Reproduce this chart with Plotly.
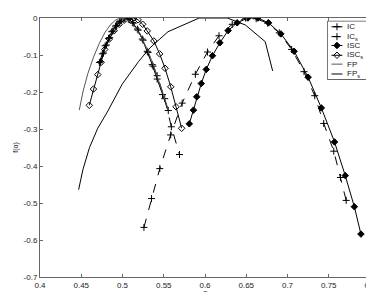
import plotly.graph_objects as go

# ---------------- data ----------------
fp_x = [0.4476, 0.452, 0.458, 0.465, 0.472, 0.479, 0.486, 0.492, 0.4976, 0.503, 0.509, 0.516, 0.523, 0.530, 0.537, 0.544, 0.550, 0.5557]
fp_y = [-0.249, -0.200, -0.150, -0.105, -0.068, -0.038, -0.017, -0.005, 0.0, -0.002, -0.010, -0.027, -0.052, -0.085, -0.124, -0.168, -0.210, -0.249]

ic_x = [0.472, 0.4755, 0.479, 0.483, 0.487, 0.4915, 0.4965, 0.502, 0.507, 0.512, 0.518, 0.524, 0.530, 0.536, 0.542, 0.5485, 0.5555]
ic_y = [-0.120, -0.097, -0.075, -0.055, -0.037, -0.022, -0.009, -0.002, -0.003, -0.012, -0.030, -0.057, -0.090, -0.126, -0.165, -0.207, -0.250]

ics_x = [0.4735, 0.477, 0.4805, 0.4845, 0.4885, 0.493, 0.498, 0.503, 0.508, 0.513, 0.519, 0.525, 0.531, 0.537, 0.542, 0.5512, 0.5592, 0.5691]
ics_y = [-0.118, -0.095, -0.073, -0.053, -0.035, -0.020, -0.008, -0.001, -0.004, -0.014, -0.033, -0.060, -0.093, -0.130, -0.156, -0.218, -0.294, -0.369]

ics2_x = [0.526, 0.5352, 0.5452, 0.5584, 0.5723, 0.5883, 0.603, 0.617, 0.633, 0.649, 0.662, 0.676, 0.690, 0.705, 0.720, 0.733, 0.7439, 0.7561, 0.7642, 0.7711]
ics2_y = [-0.566, -0.488, -0.407, -0.316, -0.230, -0.152, -0.092, -0.048, -0.017, 0.0, -0.002, -0.014, -0.040, -0.085, -0.145, -0.210, -0.285, -0.360, -0.431, -0.493]

isc_x = [0.581, 0.586, 0.590, 0.5955, 0.6015, 0.609, 0.618, 0.628, 0.639, 0.652, 0.664, 0.677, 0.692, 0.708, 0.725, 0.741, 0.757, 0.770, 0.781, 0.789]
isc_y = [-0.286, -0.249, -0.213, -0.177, -0.139, -0.102, -0.067, -0.034, -0.013, 0.0, 0.0, -0.013, -0.043, -0.090, -0.160, -0.243, -0.335, -0.426, -0.510, -0.584]

iscs_x = [0.4597, 0.4648, 0.4700, 0.4740, 0.4785, 0.4840, 0.4900, 0.4960, 0.5020, 0.5080, 0.5135, 0.5190, 0.5245, 0.5300, 0.5380, 0.5450, 0.5516, 0.5585, 0.5649, 0.5717]
iscs_y = [-0.236, -0.192, -0.153, -0.120, -0.085, -0.057, -0.034, -0.017, -0.006, 0.0, 0.0, -0.005, -0.017, -0.035, -0.062, -0.097, -0.136, -0.186, -0.240, -0.298]

fps_x = [0.4468, 0.452, 0.460, 0.470, 0.4816, 0.4996, 0.5197, 0.5332, 0.5552, 0.593, 0.627, 0.649, 0.673, 0.682]
fps_y = [-0.464, -0.410, -0.350, -0.298, -0.254, -0.179, -0.117, -0.081, -0.037, 0.0, 0.0, -0.019, -0.064, -0.143]

x_ticks = [0.4, 0.45, 0.5, 0.55, 0.6, 0.65, 0.7, 0.75, 0.8]
x_labels = ["0.4", "0.45", "0.5", "0.55", "0.6", "0.65", "0.7", "0.75", "0.8"]
y_ticks = [0, -0.1, -0.2, -0.3, -0.4, -0.5, -0.6, -0.7]
y_labels = ["0", "-0.1", "-0.2", "-0.3", "-0.4", "-0.5", "-0.6", "-0.7"]

legend_names = ["IC", "IC<sub>s</sub>", "ISC", "ISC<sub>s</sub>", "FP", "FP<sub>s</sub>"]

# ---------------- styles ----------------
blk = "black"
FONT = "Liberation Sans, Arial, sans-serif"
cross = dict(symbol="cross-thin-open", size=5, color=blk, line=dict(width=1, color=blk))
styles = [
    dict(mode="lines+markers", line=dict(color=blk, width=1), marker=cross),
    dict(mode="lines+markers", line=dict(color=blk, width=1, dash="dash"), marker=cross),
    dict(mode="lines+markers", line=dict(color=blk, width=1),
         marker=dict(symbol="diamond", size=5, color=blk, line=dict(width=1, color=blk))),
    dict(mode="lines+markers", line=dict(color=blk, width=1),
         marker=dict(symbol="diamond-open", size=5, color=blk, line=dict(width=1, color=blk))),
    dict(mode="lines", line=dict(color="#555555", width=1)),
    dict(mode="lines", line=dict(color=blk, width=1)),
]
series = [(ic_x, ic_y), (ics_x, ics_y), (isc_x, isc_y), (iscs_x, iscs_y), (fp_x, fp_y), (fps_x, fps_y)]

fig = go.Figure()
for (sx, sy), st, nm in zip(series, styles, legend_names):
    fig.add_trace(go.Scatter(x=sx, y=sy, name=nm, showlegend=False, **st))
fig.add_trace(go.Scatter(x=ics2_x, y=ics2_y, name="IC<sub>s</sub>", showlegend=False, **styles[1]))

# ---------------- manual compact legend (key glyphs on an auxiliary axis) ----------------
key_rows = [0.90, 0.733, 0.583, 0.417, 0.267, 0.10]
for row, st, nm in zip(key_rows, styles, legend_names):
    fig.add_trace(go.Scatter(x=[0.10, 0.37], y=[row, row], mode="lines", line=st["line"],
                             xaxis="x2", yaxis="y2", showlegend=False, hoverinfo="skip"))
    if "marker" in st:
        fig.add_trace(go.Scatter(x=[0.235], y=[row], mode="markers", marker=st["marker"],
                                 xaxis="x2", yaxis="y2", showlegend=False, hoverinfo="skip"))
    fig.add_annotation(x=0.44, y=row, xref="x2", yref="y2", text=nm, showarrow=False,
                       xanchor="left", yanchor="middle", font=dict(family=FONT, size=8, color="#222222"))
fig.add_shape(type="rect", xref="x2", yref="y2", x0=0, x1=1, y0=0, y1=1,
              line=dict(color=blk, width=1), layer="above")

axis_common = dict(showgrid=False, zeroline=False, showline=True, linecolor="#666666", linewidth=1,
                   mirror="ticks", ticks="inside", ticklen=3, tickcolor="#666666",
                   tickfont=dict(family=FONT, size=8, color="#222222"))

fig.update_layout(
    width=374, height=292,
    margin=dict(l=32, r=9, t=6, b=23),
    paper_bgcolor="white", plot_bgcolor="white",
    font=dict(family=FONT, size=8, color="#222222"),
    showlegend=False,
    xaxis=dict(range=[0.4, 0.8], tickvals=x_ticks, ticktext=x_labels, **axis_common),
    yaxis=dict(range=[-0.7, 0], tickvals=y_ticks, ticktext=y_labels, **axis_common),
    xaxis2=dict(domain=[0.871, 0.994], range=[0, 1], visible=False, anchor="y2", fixedrange=True),
    yaxis2=dict(domain=[0.761, 0.989], range=[0, 1], visible=False, anchor="x2", fixedrange=True),
    annotations=list(fig.layout.annotations) + [
        dict(text="α", x=0.5, y=-0.079, xref="paper", yref="paper", showarrow=False,
             xanchor="center", yanchor="bottom", borderpad=0,
             font=dict(family=FONT, size=7, color="#222222")),
        dict(text="f(α)", x=-0.075, y=0.5, xref="paper", yref="paper", showarrow=False, textangle=-90,
             xanchor="center", yanchor="middle", font=dict(family=FONT, size=7, color="#222222")),
    ],
)

fig.write_html("out.html")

:::

▶ _WHAT IS BEING ASKED_: Starting at the top of the listing above, reproduce each line up to and including the one with "-0.165, -0.207, -0.250]"; omit the pictures.

▶ _TASK SOLUTION_:
Reproduce this chart with Plotly.
import plotly.graph_objects as go

# ---------------- data ----------------
fp_x = [0.4476, 0.452, 0.458, 0.465, 0.472, 0.479, 0.486, 0.492, 0.4976, 0.503, 0.509, 0.516, 0.523, 0.530, 0.537, 0.544, 0.550, 0.5557]
fp_y = [-0.249, -0.200, -0.150, -0.105, -0.068, -0.038, -0.017, -0.005, 0.0, -0.002, -0.010, -0.027, -0.052, -0.085, -0.124, -0.168, -0.210, -0.249]

ic_x = [0.472, 0.4755, 0.479, 0.483, 0.487, 0.4915, 0.4965, 0.502, 0.507, 0.512, 0.518, 0.524, 0.530, 0.536, 0.542, 0.5485, 0.5555]
ic_y = [-0.120, -0.097, -0.075, -0.055, -0.037, -0.022, -0.009, -0.002, -0.003, -0.012, -0.030, -0.057, -0.090, -0.126, -0.165, -0.207, -0.250]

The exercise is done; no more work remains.